Cet article fait partie d’une série consacrée aux méthodes employées par le gouvernement russe et Vladimir Poutine pour dissimuler leur implication ou celle de leurs alliés dans des attaques à l’arme chimique contre des civils à travers le monde. Les autres articles de la série portent sur l’attaque au sarin de 2017 à Khan Cheikhoun en Syrie et sur l’empoisonnement du militant politique Alexeï Navalny en 2020.

En mars 2018, Sergueï Skripal, un citoyen britannique qui était aussi un ancien agent du renseignement russe, et sa fille Ioulia ont failli mourir après être entrés en contact avec du Novitchok, un agent neurotoxique de grade militaire développé, à l’origine, par l’ex-Union soviétique.

Les autorités russes ont immédiatement nié toute implication dans les médias et au sein des instances diplomatiques. (Renseignez-vous ici sur la dangerosité des agents innervants.)
Cependant, en quelques semaines, les dirigeants des États-Unis, de la France, de l’Allemagne et du Royaume-Uni sont arrivés à la conclusion que le gouvernement russe était responsable de l’attaque, notant qu’il n’y avait « pas d’autre explication plausible ».
Trois mois plus tard, à Amesbury, en Angleterre, un couple britannique est tombé gravement malade après avoir touché une bouteille de parfum contenant le même poison responsable de l’intoxication des Skripal.

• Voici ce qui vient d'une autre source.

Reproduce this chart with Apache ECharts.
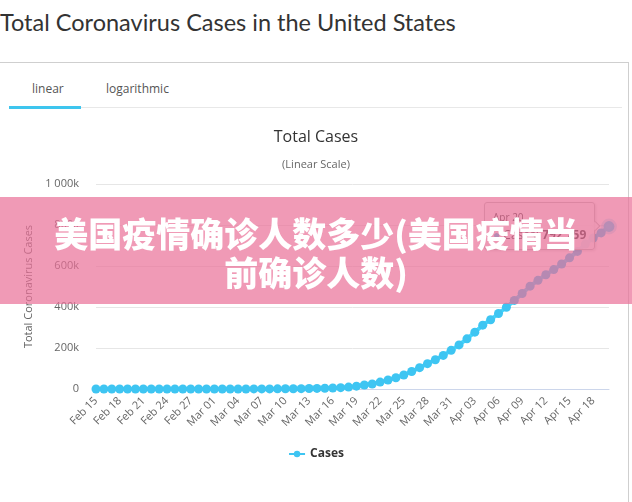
<!DOCTYPE html>
<html>
<head>
<meta charset="utf-8">
<script src="https://cdn.jsdelivr.net/npm/echarts@6/dist/echarts.min.js"></script>
<style>
  html, body { margin: 0; padding: 0; background: #fff; }
  body { width: 632px; height: 502px; position: relative; overflow: hidden; font-family: 'Open Sans', sans-serif; }
  .page-title { position: absolute; left: 0; top: 8px; margin: 0; font-family: Lato, sans-serif; font-weight: 400; font-size: 23.5px; color: #333; white-space: nowrap; }
  .panel { position: absolute; left: -1px; top: 62px; width: 628px; height: 460px; border: 1px solid #cfcfcf; }
  .tab { position: absolute; top: 80px; font-size: 12px; color: #555; }
  .tab-line { position: absolute; left: 81px; top: 107px; width: 541px; height: 1px; background: #e8e8e8; }
  .tab-active { position: absolute; left: 9px; top: 106px; width: 72px; height: 3px; background: #3ec5ee; }
  #chart { position: absolute; left: 0; top: 0; width: 632px; height: 502px; }
  .banner { position: absolute; left: 0; top: 197px; width: 632px; height: 107px; z-index: 99999999;
    background: rgba(233, 111, 151, 0.7); color: #fff; text-align: center; box-sizing: border-box; padding-top: 16px;
    font-family: 'Noto Sans CJK SC', sans-serif; font-weight: 900; font-size: 34px; line-height: 39px; }
</style>
</head>
<body>
<h1 class="page-title">Total Coronavirus Cases in the United States</h1>
<div class="panel"></div>
<div class="tab" style="left:32px">linear</div>
<div class="tab" style="left:106px">logarithmic</div>
<div class="tab-line"></div>
<div class="tab-active"></div>
<div id="chart"></div>
<div class="banner">美国疫情确诊人数多少(美国疫情当<br>前确诊人数)</div>
<script>
  var dates = [
    'Feb 15', 'Feb 16', 'Feb 17', 'Feb 18', 'Feb 19', 'Feb 20', 'Feb 21', 'Feb 22', 'Feb 23', 'Feb 24',
    'Feb 25', 'Feb 26', 'Feb 27', 'Feb 28', 'Feb 29', 'Mar 01', 'Mar 02', 'Mar 03', 'Mar 04', 'Mar 05',
    'Mar 06', 'Mar 07', 'Mar 08', 'Mar 09', 'Mar 10', 'Mar 11', 'Mar 12', 'Mar 13', 'Mar 14', 'Mar 15',
    'Mar 16', 'Mar 17', 'Mar 18', 'Mar 19', 'Mar 20', 'Mar 21', 'Mar 22', 'Mar 23', 'Mar 24', 'Mar 25',
    'Mar 26', 'Mar 27', 'Mar 28', 'Mar 29', 'Mar 30', 'Mar 31', 'Apr 01', 'Apr 02', 'Apr 03', 'Apr 04',
    'Apr 05', 'Apr 06', 'Apr 07', 'Apr 08', 'Apr 09', 'Apr 10', 'Apr 11', 'Apr 12', 'Apr 13', 'Apr 14',
    'Apr 15', 'Apr 16', 'Apr 17', 'Apr 18', 'Apr 19', 'Apr 20'
  ]
  var cases = [
    15, 15, 15, 15, 15, 15, 35, 35, 35, 53,
    57, 60, 60, 63, 68, 75, 100, 124, 158, 221,
    319, 435, 541, 704, 994, 1301, 1697, 2247, 2943, 3680,
    4663, 6411, 9197, 13779, 19367, 24192, 33592, 43781, 54856, 68211,
    85435, 104126, 123578, 142538, 163955, 188530, 215238, 244678, 277205, 311301,
    337933, 368196, 398809, 432132, 466033, 501560, 529951, 557571, 582594, 609516,
    639664, 671331, 706832, 736402, 761363, 792759
  ]
  var yTicks = [0, 200000, 400000, 600000, 800000, 1000000]

  var lineColor = '#3ec5f2'
  var font = "'Open Sans', sans-serif"

  function sep(n) {
    return String(n).replace(/\B(?=(\d{3})+(?!\d))/g, ' ')
  }

  var chart = echarts.init(document.getElementById('chart'))
  chart.setOption({
    animation: false,
    textStyle: { fontFamily: font },
    title: {
      text: 'Total Cases',
      subtext: '(Linear Scale)',
      left: 'center',
      top: 124,
      itemGap: 14,
      textStyle: { fontSize: 16, fontWeight: 'normal', color: '#333', fontFamily: font },
      subtextStyle: { fontSize: 11, color: '#666', fontFamily: font }
    },
    legend: {
      bottom: 37,
      left: 'center',
      itemWidth: 16,
      itemHeight: 8,
      textStyle: { fontSize: 12, fontWeight: 'bold', color: '#333', fontFamily: font },
      data: ['Cases']
    },
    tooltip: {
      trigger: 'item',
      position: 'left',
      transitionDuration: 0,
      backgroundColor: 'rgba(247,247,247,0.85)',
      borderColor: '#bbb',
      borderWidth: 1,
      padding: [5, 8],
      textStyle: { fontSize: 12, color: '#333', fontFamily: font },
      extraCssText: 'box-shadow:1px 1px 3px rgba(0,0,0,0.15);border-radius:3px;',
      formatter: function (p) {
        return '<span style="font-size:10px">' + p.name + '</span><br/>' +
          '<span style="color:' + lineColor + '">\u25CF</span> Cases: <b>' + sep(p.value) + '</b>'
      }
    },
    grid: { left: 96, right: 23, top: 184, bottom: 113 },
    xAxis: {
      type: 'category',
      boundaryGap: false,
      data: dates,
      axisLine: { lineStyle: { color: '#ccd6eb' } },
      axisTick: { show: false },
      axisLabel: { interval: 2, rotate: 45, margin: 10, fontSize: 11, color: '#666' }
    },
    yAxis: {
      type: 'value',
      min: yTicks[0],
      max: yTicks[yTicks.length - 1],
      interval: yTicks[1] - yTicks[0],
      name: 'Total Coronavirus Cases',
      nameLocation: 'middle',
      nameGap: 60,
      nameTextStyle: { fontSize: 11, color: '#666' },
      axisLine: { show: false },
      axisTick: { show: false },
      axisLabel: {
        margin: 17,
        fontSize: 11,
        color: '#666',
        formatter: function (v) { return v === 0 ? '0' : sep(v / 1000) + 'k' }
      },
      splitLine: { lineStyle: { color: '#e6e6e6' } }
    },
    series: [{
      name: 'Cases',
      type: 'line',
      data: cases,
      symbol: 'circle',
      symbolSize: 9,
      showAllSymbol: true,
      lineStyle: { color: lineColor, width: 4 },
      itemStyle: { color: lineColor },
      emphasis: {
        scale: 1.2,
        lineStyle: { width: 4 },
        itemStyle: { borderColor: 'rgba(62,197,242,0.3)', borderWidth: 5 }
      }
    }]
  })

  chart.dispatchAction({ type: 'highlight', seriesIndex: 0, dataIndex: cases.length - 1 })
  chart.dispatchAction({ type: 'showTip', seriesIndex: 0, dataIndex: cases.length - 1 })
</script>
</body>
</html>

La femme est décédée quelques semaines après s’être aspergé les poignets de la substance, qu’elle pensait être du parfum.
En septembre 2018, les autorités britanniques ont inculpé par contumace deux officiers du renseignement militaire russe de complot de meurtre, de tentative de meurtre et d’utilisation de l’agent neurotoxique Novitchok.
En mars 2018, plus de 20 pays, dont les États-Unis, ont expulsé 153 diplomates et agents du renseignement russe en soutien au Royaume-Uni et pour protester contre les empoisonnements.
Le président russe Vladimir Poutine a affirmé à tort que les deux agresseurs arrêtés dans l’affaire Skripal étaient des « civils et non des criminels ». Les deux agents sont apparus sur RT (anciennement Russia Today), une chaîne contrôlée par l’État, où ils ont déclaré qu’ils étaient des touristes en visite en Grande-Bretagne.

Après l’incident, les autorités russes et les médias d’État ont diffusé plusieurs fausses affirmations :
- C’est l’œuvre de quelqu’un d’autre : l’attaque a été planifiée par les États-Unis, l’Ukraine, le Royaume-Uni et des oligarques russes en exil.
- Ce n’était pas du Novitchok : il s’agissait une « toxine de l’OTAN », ou bien Skripal faisait de la contrebande d’armes chimiques.
- L’attaque n’a jamais eu lieu : ces rumeurs d’empoisonnement étaient une ruse de l’OTAN pour justifier une hausse de son budget, et du Royaume-Uni pour détourner l’attention du Brexit.
Trois semaines après l’attaque, les deux tiers des posts publiés sur les médias sociaux à ce sujet provenaient de sources soutenues par le Kremlin, indique une analyse de 2018* effectuée par le laboratoire de recherche Digital Forensic Research Lab du groupe de recherche américain Atlantic Council.
De leur côté, RT et Sputnik, deux chaînes de télévision contrôlées par l’État, ont produit des centaines de reportages erronés sur l’incident pour tenter d’influencer les médias occidentaux.
Aujourd’hui, la campagne de désinformation du Kremlin sur les armes chimiques se poursuit en Ukraine et consiste notamment à rejeter la responsabilité sur les autres tout en masquant les actes de Moscou.